The date is Jan. 17, 1929. Castor spots Popeye and asks if he's a sailor. The one-eyed, rolled-cuffed, astonishingly ugly figure responds in five feisty words (" 'Ja think I'm a cowboy?") that announce his unshakable identity and suggest an entire lifetime already lived, and lived hard. The menacing slouch, the anchor tattoo on a stubbly arm, the alarming puckering at the pants crotch -- Segar could be forgiven for not realizing that this grotesque whimsy would be his ticket to pop-culture immortality. (Segar would have less than a decade left to manage "Thimble Theatre"; he died of leukemia in 1938.)

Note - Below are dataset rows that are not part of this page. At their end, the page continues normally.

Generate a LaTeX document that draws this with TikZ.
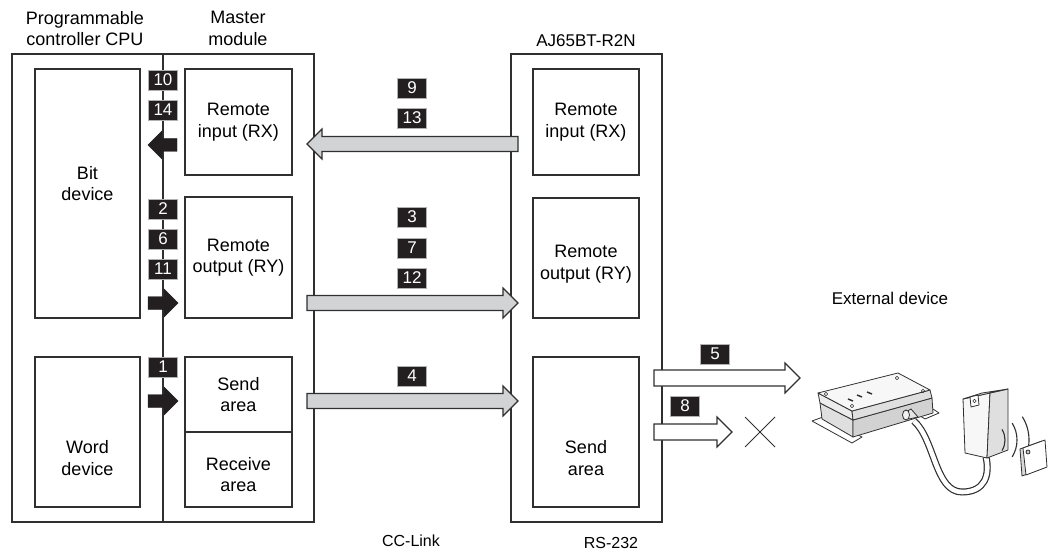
\documentclass[tikz,border=0pt]{standalone}
\usepackage{fontspec}
\setmainfont{Liberation Sans}
\usetikzlibrary{calc}

\definecolor{linkgray}{HTML}{D1D3D4}
\definecolor{tagblack}{HTML}{231F20}
\definecolor{edge}{HTML}{303030}

% fat horizontal arrow: style, tail, tip, half shaft, half head (= head length)
\newcommand{\fatarrow}[5]{%
  \draw[#1] let \p1 = (#2), \p2 = (#3), \p3 = ($(#3)!#5!(#2)$) in
    (\x1,\y1+#4) -- (\x3,\y1+#4) -- (\x3,\y1+#5) -- (\x2,\y2)
    -- (\x3,\y1-#5) -- (\x3,\y1-#4) -- (\x1,\y1-#4) -- cycle;}

\begin{document}
\begin{tikzpicture}[x=1pt, y=-1pt,
    every node/.style={font=\fontsize{18pt}{21.5pt}\selectfont, align=center, inner sep=0pt},
    small/.style={font=\fontsize{#1}{21.5pt}\selectfont},
    frame/.style={draw=edge, line width=1.1pt},
    cell/.style args={#1x#2}{draw=edge, line width=1.1pt, minimum width=#1pt, minimum height=#2pt},
    tag/.style={fill=tagblack, draw=gray!60, line width=0.6pt, text=white, minimum width=29pt, minimum height=20pt, small=17pt},
    cclink/.style={fill=linkgray, draw=edge, line width=1.2pt, line join=miter},
    push/.style={fill=tagblack, draw=tagblack, line width=0.4pt},
    serial/.style={fill=white, draw=edge, line width=1.2pt, line join=miter},
    part/.style={draw=edge, line width=0.8pt, line join=round}]
  \useasboundingbox (0,0) rectangle (1050,556);

  % headings
  \node (hcpu) at (85,28.5) {Programmable\\controller CPU};
  \node (hmst) at (238,28.5) {Master\\module};
  \node[small=17pt] (hr2n) at (586,41) {AJ65BT-R2N};
  \node[small=17pt] (hext) at (890,298) {External device};
  \node[small=16pt] (hcc) at (411,541) {CC-Link};
  \node[small=16pt] (hrs) at (611,543) {RS-232};

  % CPU + master module
  \node[cell=302x468] (cpu) at (163,288) {};
  \draw[frame] (cpu.north) -- (cpu.south);
  \node[cell=105x249] (bit) at (87.5,193.5) {};
  \node (bittxt) at ([yshift=10pt]bit.center) {Bit\\device};
  \node[cell=105x150] (word) at (87.5,432) {};
  \node (wordtxt) at ([yshift=-26pt]word.center) {Word\\device};
  \node[cell=107x106] (mrx) at (238.5,122) {Remote\\input (RX)};
  \node[cell=107x121] (mry) at (238.5,257.5) {Remote\\output (RY)};
  \node[cell=107x75] (msend) at (238.5,394.5) {Send\\area};
  \node[cell=107x75] (mrecv) at (238.5,469.5) {};
  \node (mrecvtxt) at ([yshift=-5pt]mrecv.center) {Receive\\area};

  % AJ65BT-R2N
  \node[cell=151x468] (r2n) at (586.5,288) {};
  \node[cell=106x106] (rrx) at (586,122) {Remote\\input (RX)};
  \node[cell=106x120] (rry) at (586,258) {};
  \node (rrytxt) at ([yshift=-6pt]rry.center) {Remote\\output (RY)};
  \node[cell=106x150] (rsend) at (586,432) {};
  \node (rsendtxt) at ([yshift=-26pt]rsend.center) {Send\\area};

  % step numbers
  \node[tag] (t10) at (163,80) {10};
  \node[tag] (t14) at (163,110) {14};
  \node[tag] (t2) at (163,209) {2};
  \node[tag] (t6) at (163,239) {6};
  \node[tag] (t11) at (163,269) {11};
  \node[tag] (t1) at (163,367) {1};
  \node[tag] (t9) at (412,88) {9};
  \node[tag] (t13) at (412,118) {13};
  \node[tag] (t3) at (412,217) {3};
  \node[tag] (t7) at (412,248) {7};
  \node[tag] (t12) at (412,278) {12};
  \node[tag] (t4) at (412,376) {4};
  \node[tag] (t5) at (715,354) {5};
  \node[tag] (t8) at (685,406) {8};

  % refresh between CPU and master module
  \coordinate (bxa) at (177,145);  \coordinate (bxb) at (148,145);
  \coordinate (bya) at (148,303);  \coordinate (byb) at (178,303);
  \coordinate (bsa) at (148,401);  \coordinate (bsb) at (178,401);
  \fatarrow{push}{bxa}{bxb}{6.5pt}{14pt}
  \fatarrow{push}{bya}{byb}{6.5pt}{14pt}
  \fatarrow{push}{bsa}{bsb}{6.5pt}{14pt}

  % link scan
  \coordinate (lxa) at (518,144);  \coordinate (lxb) at (307,144);
  \coordinate (lya) at (307,303);  \coordinate (lyb) at (518,303);
  \coordinate (lsa) at (307,401);  \coordinate (lsb) at (518,401);
  \fatarrow{cclink}{lxa}{lxb}{7.5pt}{15pt}
  \fatarrow{cclink}{lya}{lyb}{7.5pt}{15pt}
  \fatarrow{cclink}{lsa}{lsb}{7.5pt}{15pt}

  % RS-232 side
  \coordinate (s5a) at (654,378);  \coordinate (s5b) at (800,378);
  \coordinate (s8a) at (654,432);  \coordinate (s8b) at (732,432);
  \fatarrow{serial}{s5a}{s5b}{8pt}{15pt}
  \fatarrow{serial}{s8a}{s8b}{8pt}{15pt}
  \coordinate (nx) at (760,432);
  \draw[edge, line width=0.9pt] ($(nx)+(-15,-15)$) -- ($(nx)+(15,15)$)
    ($(nx)+(-15,15)$) -- ($(nx)+(15,-15)$);

  % external device: controller box
  \draw[part, fill=white] (812,421) -- (823,417) -- (862,437) -- (852,443) -- cycle;
  \draw[part, fill=white] (917,414) -- (933,409) -- (939,413) -- (925,419) -- cycle;
  \draw[part, fill=gray!25] (820,403) -- (853,420) -- (853,437) -- (822,419) -- cycle;
  \draw[part, fill=gray!35] (853,420) -- (932,398) -- (933,413) -- (853,437) -- cycle;
  \draw[part, fill=gray!15] (818,393) -- (852,411) -- (853,420) -- (820,403) -- cycle;
  \draw[part, fill=gray!25] (852,411) -- (930,390) -- (932,398) -- (853,420) -- cycle;
  \draw[part, fill=gray!6] (818,393) -- (898,373) -- (930,390) -- (852,411) -- cycle;
  \foreach \sx/\sy in {826/394, 897/378, 923/391, 852/406}
    \draw[part, line width=0.5pt] (\sx,\sy) circle (1.8);
  \foreach \lx/\ly in {848/399, 857/395, 867/392}
    \draw[edge, line width=1.4pt] (\lx,\ly) -- ++(5,2);
  % cable and antenna head
  \draw[edge, line width=7pt] (914,421) .. controls (935,440) and (935,492) .. (962,492)
    .. controls (985,492) and (990,475) .. (986,457);
  \draw[white, line width=4.6pt] (914,421) .. controls (935,440) and (935,492) .. (962,492)
    .. controls (985,492) and (990,475) .. (986,457);
  \draw[part, fill=gray!20] (909,419) -- (904,413) -- (911,409) -- (918,417) -- cycle;
  \draw[part, fill=gray!10] (906,415) ellipse (3.5 and 5);
  \draw[part, fill=gray!6] (963,399) -- (990,393) -- (987,458) -- (965,453) -- cycle;
  \draw[part, fill=gray!25] (990,393) -- (1008,389) -- (1008,450) -- (987,458) -- cycle;
  \draw[part, fill=gray!10] (963,399) -- (982,393) -- (1008,389) -- (990,393) -- cycle;
  \draw[part, fill=white] (970,397) -- (978,395) -- (979,405) -- (971,407) -- cycle;
  \draw[part, line width=0.5pt] (974.5,401) circle (1.8);
  % radio waves and tag card
  \foreach \r in {20, 32, 44}
    \draw[edge, line width=1.1pt] ([shift={(-32:\r pt)}]985,440) arc[start angle=-32, end angle=32, radius=\r pt];
  \draw[part, fill=gray!30] (1020,449) -- (1042,441) -- (1044,468) -- (1022,476) -- cycle;
  \draw[part, fill=white] (1023,448) -- (1045,440) -- (1047,467) -- (1026,475) -- cycle;
  \draw[part, fill=gray!40] (1028,452) circle (2);
\end{tikzpicture}
\end{document}
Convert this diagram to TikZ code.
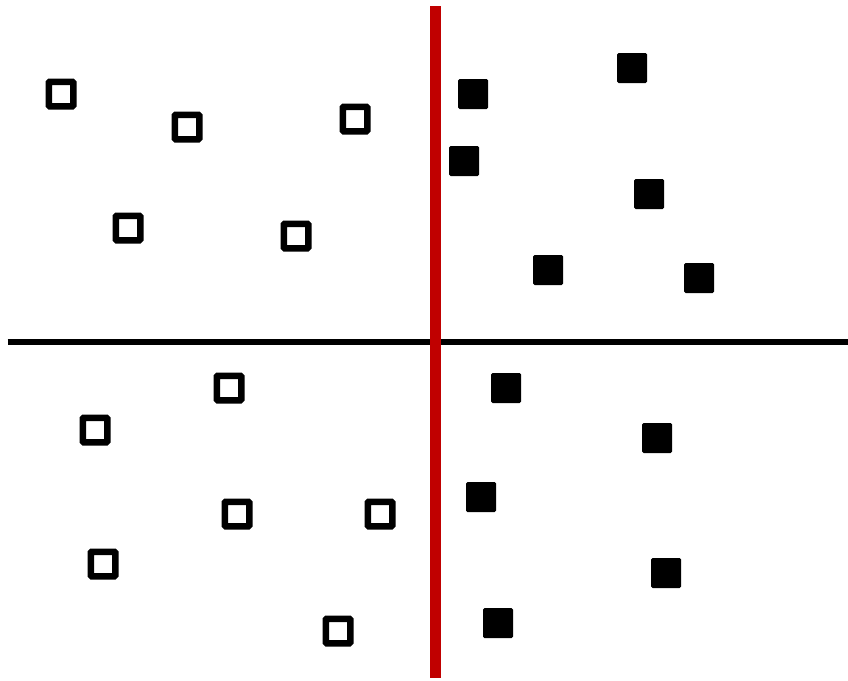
\documentclass[tikz,border=0pt]{standalone}
\usepackage{xcolor}
\usepackage{tikz}
\definecolor{splitred}{HTML}{C00000}

\begin{document}
\begin{tikzpicture}[x=1pt, y=-1pt,
  hollow/.style={draw=black, line width=6.5pt, rounded corners=1pt, fill=white,
    minimum size=24.5pt, inner sep=0pt},
  solid/.style={draw=none, rounded corners=1.5pt, fill=black,
    minimum size=30pt, inner sep=0pt},
  axis/.style={line width=6pt, draw=black},
  divider/.style={line width=11pt, draw=splitred}]
  \useasboundingbox (0,0) rectangle (848,680);
  % horizontal axis
  \coordinate (west) at (7.5,342);
  \coordinate (east) at (848,342);
  \draw[axis] (west) -- (east);
  % class A, open squares
  \foreach \name/\px/\py in {a1/61/94, a2/187/127, a3/355/119, a4/128/228,
      a5/296/236, a6/229/388, a7/95/430, a8/237/514, a9/380/514,
      a10/103/564, a11/338/631}
    \node[hollow] (\name) at (\px,\py) {};
  % class B, filled squares
  \foreach \name/\px/\py in {b1/473/94, b2/632/68, b3/464/161, b4/649/194,
      b5/548/270, b6/699/278, b7/506/388, b8/657/438, b9/481/497,
      b10/666/573, b11/498/623}
    \node[solid] (\name) at (\px,\py) {};
  % separating line
  \coordinate (top) at (435.5,6);
  \coordinate (bottom) at (435.5,678);
  \draw[divider] (top) -- (bottom);
\end{tikzpicture}
\end{document}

Though Castor is calling the shots, Popeye proceeds to steal the show in the next episode, when Snork, a disgraced casino employee turned deranged pursuer, unloads 16 bullets into him. "Snork at Sea" is a furious, page-turning tale utterly different in tone from the lighthearted adventures of Bernice or a subsequent pair of mystery stories in which Castor and Popeye play detective. It's an indication of the flexibility that "Thimble Theatre's" format afforded Segar. As Coulton Waugh noted in his 1947 history "The Comics," the bulletproof interlude "is the first hint that Popeye has entered the company of Paul Bunyan and other folk heroes invested with supernaturalism," yet curiously he remains (unlike Superman) identifiably human. In his next appearance, after an absence of nearly six weeks, he's seen shooting craps, and he regularly gambles away anything he gets.

The very name held the seeds of the hero's success: popular "I." A man of little patience, immune to education, allergic to introspection, he nevertheless has an irreducible philosophy that drops the pesky cogito from Descartes and triples what's left: "I am what I am an' tha's all I yam!" But what is he? Segar sets up Popeye as both an unbeatable warrior and magnet for verbal abuse, thus giving him a moral dimension. He's called everything from a "shipwreck in the face" to a "dishfaced mud fence," and if you scrutinize his features, you may see things you wish you hadn't. But his sheer ugliness is part of his appeal: There's a moment of comic-strip satori, several dozen pages in, when you realize the depth of emotion conveyed by that perpetually sour, nearly immobile face, with the pipe jammed in at a fantastically steep angle.

Reading the saga from the start, it seems likely that the Depression became a crucible for fans' ardor. Popeye is self-sufficient, fatalistic; he's a survivor, with or without money. It's strange to see Castor's Dice Island scam giddily unfold in the strips of March 1929, sacks of cash flying out the window as quickly as he can win them. And this is the beauty of such a comprehensive project: In the strip that ran on Black Tuesday, Castor and Popeye learn that they've invested all their Dice Island millions in a nonexistent "brass mine." Popeye's reaction -- his mantra -- seems apt: "Well blow me down."